» **What the task requires**
Return all entries word for word, but drop any images.

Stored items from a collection
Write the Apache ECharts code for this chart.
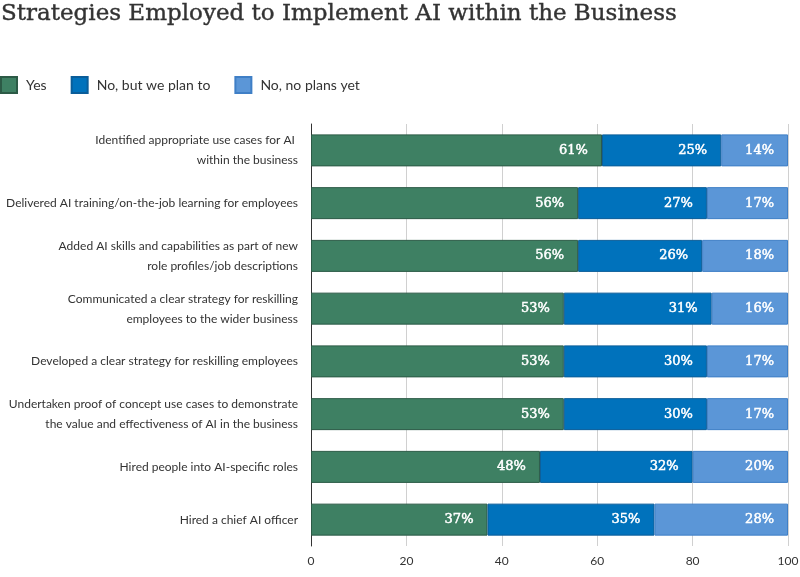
<!DOCTYPE html>
<html>
<head>
<meta charset="utf-8">
<script src="https://cdn.jsdelivr.net/npm/echarts@6/dist/echarts.min.js"></script>
<style>
  html, body { margin: 0; padding: 0; background: #fff; }
  #chart { width: 800px; height: 577px; }
</style>
</head>
<body>
<div id="chart"></div>
<script>
// categories, top to bottom
const categories = [
  'Identified appropriate use cases for AI \nwithin the business',
  'Delivered AI training/on-the-job learning for employees',
  'Added AI skills and capabilities as part of new\nrole profiles/job descriptions',
  'Communicated a clear strategy for reskilling\nemployees to the wider business',
  'Developed a clear strategy for reskilling employees',
  'Undertaken proof of concept use cases to demonstrate\nthe value and effectiveness of AI in the business',
  'Hired people into AI-specific roles',
  'Hired a chief AI officer'
]
const yesValues = [61, 56, 56, 53, 53, 53, 48, 37]
const planValues = [25, 27, 26, 31, 30, 30, 32, 35]
const noPlanValues = [14, 17, 18, 16, 17, 17, 20, 28]
const xTicks = [0, 20, 40, 60, 80, 100]

const chart = echarts.init(document.getElementById('chart'))

// same look for every stacked segment
const makeSeries = (name, data, color, border) => ({
  name: name,
  type: 'bar',
  stack: 'total',
  barWidth: 32,
  data: data,
  itemStyle: { color: color, borderColor: border, borderWidth: 1 },
  label: {
    show: true,
    position: 'insideRight',
    distance: 14,
    formatter: '{c}%',
    color: '#fff',
    fontFamily: 'DejaVu Serif',
    fontSize: 13,
    textBorderColor: '#fff',
    textBorderWidth: 0.5
  }
})

chart.setOption({
  animation: false,
  title: {
    text: 'Strategies Employed to Implement AI within the Business',
    left: 0,
    top: 3,
    padding: [0, 0, 0, 1],
    textStyle: {
      fontFamily: 'DejaVu Serif',
      fontSize: 23,
      fontWeight: 'normal',
      color: '#333',
      textBorderColor: '#333',
      textBorderWidth: 0.4
    }
  },
  legend: {
    left: 0,
    top: 76,
    padding: 0,
    itemWidth: 16,
    itemHeight: 16,
    itemGap: 24,
    icon: 'rect',
    textStyle: { fontFamily: 'Lato', fontSize: 14, color: '#333', padding: [0, 0, 0, 4] },
    data: ['Yes', 'No, but we plan to', 'No, no plans yet']
  },
  grid: { left: 311, right: 12, top: 124, bottom: 31, outerBoundsMode: 'none', containLabel: false },
  xAxis: {
    type: 'value',
    min: 0,
    max: 100,
    interval: 20,
    axisLine: { show: false },
    axisTick: { show: false },
    splitLine: { lineStyle: { color: '#d0d0d0', width: 1 } },
    axisLabel: {
      fontFamily: 'Lato',
      fontSize: 12,
      color: '#333',
      margin: 9,
      formatter: v => (xTicks.includes(v) ? String(v) : '')
    }
  },
  yAxis: {
    type: 'category',
    inverse: true,
    data: categories,
    axisLine: { show: true, lineStyle: { color: '#333', width: 1 } },
    axisTick: { show: false },
    axisLabel: {
      fontFamily: 'Lato',
      fontSize: 12,
      color: '#333',
      margin: 13,
      lineHeight: 20,
      align: 'right'
    }
  },
  series: [
    makeSeries('Yes', yesValues, '#3e8063', '#2c5a46'),
    makeSeries('No, but we plan to', planValues, '#0072bc', '#0a5d99'),
    makeSeries('No, no plans yet', noPlanValues, '#5b96d7', '#3f7fc6')
  ]
})
</script>
</body>
</html>
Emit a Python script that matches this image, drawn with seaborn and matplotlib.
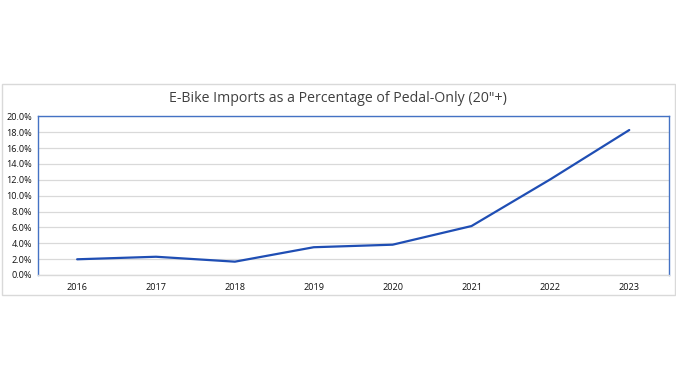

» **Solution for this problem**
Write the Apache ECharts code for this chart.
<!DOCTYPE html>
<html>
<head>
<meta charset="utf-8">
<script src="https://cdn.jsdelivr.net/npm/echarts@6/dist/echarts.min.js"></script>
<style>
  html, body { margin: 0; padding: 0; background: #fff; }
  #chart { width: 800px; height: 577px; }
</style>
</head>
<body>
<div id="chart"></div>
<script>
// categories, top to bottom
const categories = [
  'Identified appropriate use cases for AI \nwithin the business',
  'Delivered AI training/on-the-job learning for employees',
  'Added AI skills and capabilities as part of new\nrole profiles/job descriptions',
  'Communicated a clear strategy for reskilling\nemployees to the wider business',
  'Developed a clear strategy for reskilling employees',
  'Undertaken proof of concept use cases to demonstrate\nthe value and effectiveness of AI in the business',
  'Hired people into AI-specific roles',
  'Hired a chief AI officer'
]
const yesValues = [61, 56, 56, 53, 53, 53, 48, 37]
const planValues = [25, 27, 26, 31, 30, 30, 32, 35]
const noPlanValues = [14, 17, 18, 16, 17, 17, 20, 28]
const xTicks = [0, 20, 40, 60, 80, 100]

const chart = echarts.init(document.getElementById('chart'))

// same look for every stacked segment
const makeSeries = (name, data, color, border) => ({
  name: name,
  type: 'bar',
  stack: 'total',
  barWidth: 32,
  data: data,
  itemStyle: { color: color, borderColor: border, borderWidth: 1 },
  label: {
    show: true,
    position: 'insideRight',
    distance: 14,
    formatter: '{c}%',
    color: '#fff',
    fontFamily: 'DejaVu Serif',
    fontSize: 13,
    textBorderColor: '#fff',
    textBorderWidth: 0.5
  }
})

chart.setOption({
  animation: false,
  title: {
    text: 'Strategies Employed to Implement AI within the Business',
    left: 0,
    top: 3,
    padding: [0, 0, 0, 1],
    textStyle: {
      fontFamily: 'DejaVu Serif',
      fontSize: 23,
      fontWeight: 'normal',
      color: '#333',
      textBorderColor: '#333',
      textBorderWidth: 0.4
    }
  },
  legend: {
    left: 0,
    top: 76,
    padding: 0,
    itemWidth: 16,
    itemHeight: 16,
    itemGap: 24,
    icon: 'rect',
    textStyle: { fontFamily: 'Lato', fontSize: 14, color: '#333', padding: [0, 0, 0, 4] },
    data: ['Yes', 'No, but we plan to', 'No, no plans yet']
  },
  grid: { left: 311, right: 12, top: 124, bottom: 31, outerBoundsMode: 'none', containLabel: false },
  xAxis: {
    type: 'value',
    min: 0,
    max: 100,
    interval: 20,
    axisLine: { show: false },
    axisTick: { show: false },
    splitLine: { lineStyle: { color: '#d0d0d0', width: 1 } },
    axisLabel: {
      fontFamily: 'Lato',
      fontSize: 12,
      color: '#333',
      margin: 9,
      formatter: v => (xTicks.includes(v) ? String(v) : '')
    }
  },
  yAxis: {
    type: 'category',
    inverse: true,
    data: categories,
    axisLine: { show: true, lineStyle: { color: '#333', width: 1 } },
    axisTick: { show: false },
    axisLabel: {
      fontFamily: 'Lato',
      fontSize: 12,
      color: '#333',
      margin: 13,
      lineHeight: 20,
      align: 'right'
    }
  },
  series: [
    makeSeries('Yes', yesValues, '#3e8063', '#2c5a46'),
    makeSeries('No, but we plan to', planValues, '#0072bc', '#0a5d99'),
    makeSeries('No, no plans yet', noPlanValues, '#5b96d7', '#3f7fc6')
  ]
})
</script>
</body>
</html>
Emit a Python script that matches this image, drawn with seaborn and matplotlib.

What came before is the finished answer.